Driving that growth, Sebastian wrote, was quick sales of games like Wrath of the Lich King, Gears of War 2, from Epic Games and the latest edition of Call of Duty, from Activision.
But Sebastian's optimism about bellweathers like Gamestop aside, there are those who see deep structural flaws in the mainstream video game industry's business model, flaws that could wreak havoc down the line, even if things stay solid in the short term.
To Corey Bridges, a co-founder of the virtual world platform developer The Multiverse Network, the problems facing the industry have more to do with how its biggest publishers design and distribute their games.
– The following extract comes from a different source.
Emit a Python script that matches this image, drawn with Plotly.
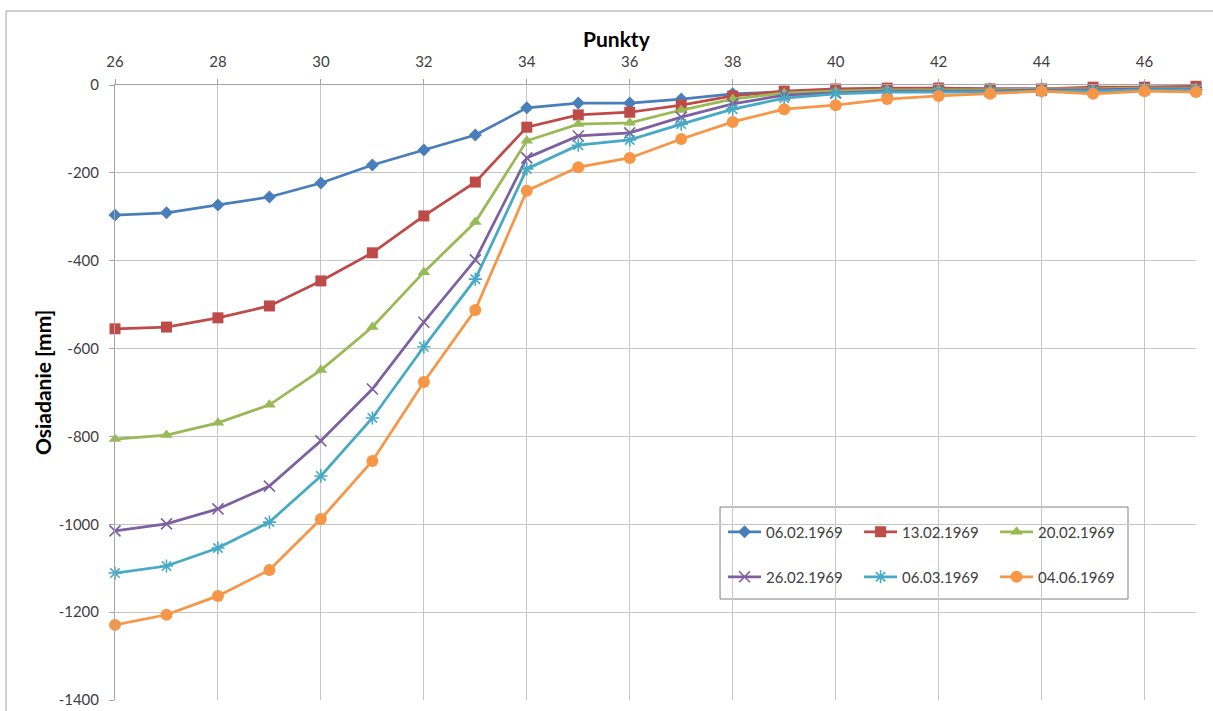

"I do think that the video game industry is going to do reasonably well in this time of recession because video games are a pretty damned efficient use of time," said Bridges. "That said, the...industry has some other problems that it has been ignoring for awhile and that are creeping up on it."
Essentially, Bridges explained, he thinks that the dominance of giant publishers like EA and their general reliance on physical, in-the-box, units, can't hold up. Instead, he said, new tools, ubiquitous broadband and hungry independent developers are going to all combine to eat away at the continued supremacy of the $60 big-name title. And that could spell big trouble for the industry.
Still, he said, that kind of shake-out could take a few more years.
"I think the global macroeconomic climate will adjust itself before the video game industry hits the upcoming chaos," Bridges said.
In the short term, then, there is ample evidence that the video game business may well prove to be stronger than most others. No one is going to do better than companies producing cheap liquor, of course, but in the technology world, it may be tough to identify a sector that could better persevere than video games.
Even Baker, who said it's unlikely the industry will avoid getting hit by the recession, thinks there's room for optimism.
"We'll have to wait and see how consumers respond," Bake said, "but I don't think it's unreasonable to see some growth (though) it's certainly not going to be double-digit."